**SOURCE EXCERPT**

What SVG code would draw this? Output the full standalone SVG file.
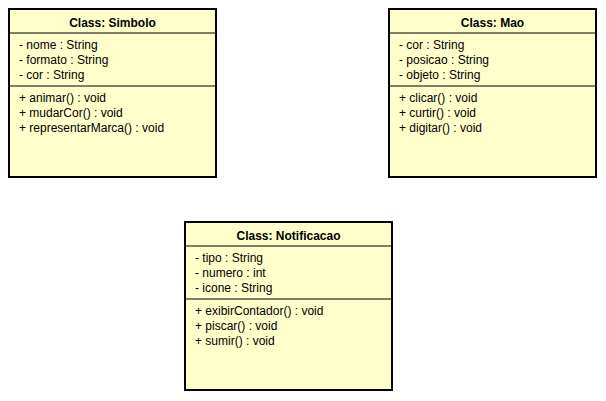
<svg xmlns="http://www.w3.org/2000/svg" width="606" height="401" viewBox="0 0 606 401">
<style>
.box{fill:#FFFFCC;stroke:#000;stroke-width:2}
.ln{stroke:#000;stroke-width:1}
.t{font-family:"Liberation Sans",Arial,sans-serif;font-size:12px;fill:#000}
.h{font-weight:bold;text-anchor:middle}
</style>
<rect width="606" height="401" fill="#fff"/>
<g id="Simbolo" transform="translate(9,9)">
<rect class="box" x="0" y="0" width="207" height="168"/>
<line class="ln" x1="0" y1="24" x2="207" y2="24"/>
<line class="ln" x1="0" y1="77" x2="207" y2="77"/>
<text class="t h" x="103.5" y="18">Class: Simbolo</text>
<text class="t" x="10" y="40">- nome : String</text>
<text class="t" x="10" y="55">- formato : String</text>
<text class="t" x="10" y="70">- cor : String</text>
<text class="t" x="10" y="93">+ animar() : void</text>
<text class="t" x="10" y="108">+ mudarCor() : void</text>
<text class="t" x="10" y="123">+ representarMarca() : void</text>
</g>
<g id="Mao" transform="translate(389,9)">
<rect class="box" x="0" y="0" width="207" height="168"/>
<line class="ln" x1="0" y1="24" x2="207" y2="24"/>
<line class="ln" x1="0" y1="77" x2="207" y2="77"/>
<text class="t h" x="103.5" y="18">Class: Mao</text>
<text class="t" x="10" y="40">- cor : String</text>
<text class="t" x="10" y="55">- posicao : String</text>
<text class="t" x="10" y="70">- objeto : String</text>
<text class="t" x="10" y="93">+ clicar() : void</text>
<text class="t" x="10" y="108">+ curtir() : void</text>
<text class="t" x="10" y="123">+ digitar() : void</text>
</g>
<g id="Notificacao" transform="translate(185,222)">
<rect class="box" x="0" y="0" width="207" height="168"/>
<line class="ln" x1="0" y1="24" x2="207" y2="24"/>
<line class="ln" x1="0" y1="77" x2="207" y2="77"/>
<text class="t h" x="103.5" y="18">Class: Notificacao</text>
<text class="t" x="10" y="40">- tipo : String</text>
<text class="t" x="10" y="55">- numero : int</text>
<text class="t" x="10" y="70">- icone : String</text>
<text class="t" x="10" y="93">+ exibirContador() : void</text>
<text class="t" x="10" y="108">+ piscar() : void</text>
<text class="t" x="10" y="123">+ sumir() : void</text>
</g>
<g id="connectors"/>
</svg>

**WHAT THE TASK ASKS**
Reproduce the full material exactly, excluding the pictures.

**ANSWER TO THE EXERCISE**
What SVG code would draw this? Output the full standalone SVG file.
<svg xmlns="http://www.w3.org/2000/svg" width="606" height="401" viewBox="0 0 606 401">
<style>
.box{fill:#FFFFCC;stroke:#000;stroke-width:2}
.ln{stroke:#000;stroke-width:1}
.t{font-family:"Liberation Sans",Arial,sans-serif;font-size:12px;fill:#000}
.h{font-weight:bold;text-anchor:middle}
</style>
<rect width="606" height="401" fill="#fff"/>
<g id="Simbolo" transform="translate(9,9)">
<rect class="box" x="0" y="0" width="207" height="168"/>
<line class="ln" x1="0" y1="24" x2="207" y2="24"/>
<line class="ln" x1="0" y1="77" x2="207" y2="77"/>
<text class="t h" x="103.5" y="18">Class: Simbolo</text>
<text class="t" x="10" y="40">- nome : String</text>
<text class="t" x="10" y="55">- formato : String</text>
<text class="t" x="10" y="70">- cor : String</text>
<text class="t" x="10" y="93">+ animar() : void</text>
<text class="t" x="10" y="108">+ mudarCor() : void</text>
<text class="t" x="10" y="123">+ representarMarca() : void</text>
</g>
<g id="Mao" transform="translate(389,9)">
<rect class="box" x="0" y="0" width="207" height="168"/>
<line class="ln" x1="0" y1="24" x2="207" y2="24"/>
<line class="ln" x1="0" y1="77" x2="207" y2="77"/>
<text class="t h" x="103.5" y="18">Class: Mao</text>
<text class="t" x="10" y="40">- cor : String</text>
<text class="t" x="10" y="55">- posicao : String</text>
<text class="t" x="10" y="70">- objeto : String</text>
<text class="t" x="10" y="93">+ clicar() : void</text>
<text class="t" x="10" y="108">+ curtir() : void</text>
<text class="t" x="10" y="123">+ digitar() : void</text>
</g>
<g id="Notificacao" transform="translate(185,222)">
<rect class="box" x="0" y="0" width="207" height="168"/>
<line class="ln" x1="0" y1="24" x2="207" y2="24"/>
<line class="ln" x1="0" y1="77" x2="207" y2="77"/>
<text class="t h" x="103.5" y="18">Class: Notificacao</text>
<text class="t" x="10" y="40">- tipo : String</text>
<text class="t" x="10" y="55">- numero : int</text>
<text class="t" x="10" y="70">- icone : String</text>
<text class="t" x="10" y="93">+ exibirContador() : void</text>
<text class="t" x="10" y="108">+ piscar() : void</text>
<text class="t" x="10" y="123">+ sumir() : void</text>
</g>
<g id="connectors"/>
</svg>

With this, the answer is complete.